◆ Aim of the task:
Pictures in the data below are not part of the copy; transcribe everything else exactly.

....

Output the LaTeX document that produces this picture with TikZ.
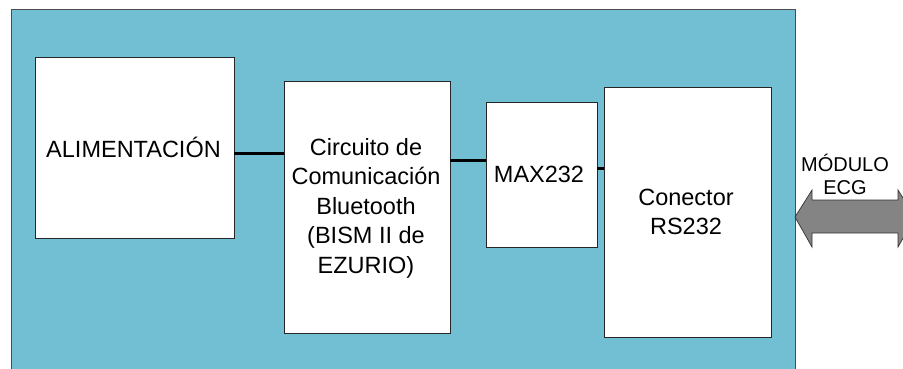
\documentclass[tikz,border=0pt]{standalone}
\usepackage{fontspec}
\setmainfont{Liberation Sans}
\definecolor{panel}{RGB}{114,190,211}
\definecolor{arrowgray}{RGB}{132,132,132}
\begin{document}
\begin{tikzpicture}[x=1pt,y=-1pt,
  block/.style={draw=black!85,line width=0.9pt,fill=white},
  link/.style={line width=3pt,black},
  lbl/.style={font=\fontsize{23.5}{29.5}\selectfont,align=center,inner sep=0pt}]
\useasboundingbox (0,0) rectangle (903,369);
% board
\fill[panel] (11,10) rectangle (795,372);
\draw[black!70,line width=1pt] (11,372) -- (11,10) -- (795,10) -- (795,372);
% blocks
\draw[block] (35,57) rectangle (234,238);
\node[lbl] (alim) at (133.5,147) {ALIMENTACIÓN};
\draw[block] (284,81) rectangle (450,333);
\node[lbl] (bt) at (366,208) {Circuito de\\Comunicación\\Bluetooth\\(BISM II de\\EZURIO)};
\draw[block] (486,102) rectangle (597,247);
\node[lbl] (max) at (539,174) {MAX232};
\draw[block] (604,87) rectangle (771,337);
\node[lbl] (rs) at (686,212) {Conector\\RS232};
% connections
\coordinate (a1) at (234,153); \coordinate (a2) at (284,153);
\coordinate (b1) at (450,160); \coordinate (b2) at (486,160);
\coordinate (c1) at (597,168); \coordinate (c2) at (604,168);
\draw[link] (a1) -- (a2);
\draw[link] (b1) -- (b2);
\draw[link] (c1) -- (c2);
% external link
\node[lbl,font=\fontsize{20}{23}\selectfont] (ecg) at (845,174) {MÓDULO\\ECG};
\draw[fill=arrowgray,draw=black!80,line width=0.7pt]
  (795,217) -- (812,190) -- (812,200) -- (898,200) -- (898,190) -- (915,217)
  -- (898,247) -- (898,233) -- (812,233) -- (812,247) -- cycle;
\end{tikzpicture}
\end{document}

....

◆ Full solution:
Output the LaTeX document that produces this picture with TikZ.
\documentclass[tikz,border=0pt]{standalone}
\usepackage{fontspec}
\setmainfont{Liberation Sans}
\definecolor{panel}{RGB}{114,190,211}
\definecolor{arrowgray}{RGB}{132,132,132}
\begin{document}
\begin{tikzpicture}[x=1pt,y=-1pt,
  block/.style={draw=black!85,line width=0.9pt,fill=white},
  link/.style={line width=3pt,black},
  lbl/.style={font=\fontsize{23.5}{29.5}\selectfont,align=center,inner sep=0pt}]
\useasboundingbox (0,0) rectangle (903,369);
% board
\fill[panel] (11,10) rectangle (795,372);
\draw[black!70,line width=1pt] (11,372) -- (11,10) -- (795,10) -- (795,372);
% blocks
\draw[block] (35,57) rectangle (234,238);
\node[lbl] (alim) at (133.5,147) {ALIMENTACIÓN};
\draw[block] (284,81) rectangle (450,333);
\node[lbl] (bt) at (366,208) {Circuito de\\Comunicación\\Bluetooth\\(BISM II de\\EZURIO)};
\draw[block] (486,102) rectangle (597,247);
\node[lbl] (max) at (539,174) {MAX232};
\draw[block] (604,87) rectangle (771,337);
\node[lbl] (rs) at (686,212) {Conector\\RS232};
% connections
\coordinate (a1) at (234,153); \coordinate (a2) at (284,153);
\coordinate (b1) at (450,160); \coordinate (b2) at (486,160);
\coordinate (c1) at (597,168); \coordinate (c2) at (604,168);
\draw[link] (a1) -- (a2);
\draw[link] (b1) -- (b2);
\draw[link] (c1) -- (c2);
% external link
\node[lbl,font=\fontsize{20}{23}\selectfont] (ecg) at (845,174) {MÓDULO\\ECG};
\draw[fill=arrowgray,draw=black!80,line width=0.7pt]
  (795,217) -- (812,190) -- (812,200) -- (898,200) -- (898,190) -- (915,217)
  -- (898,247) -- (898,233) -- (812,233) -- (812,247) -- cycle;
\end{tikzpicture}
\end{document}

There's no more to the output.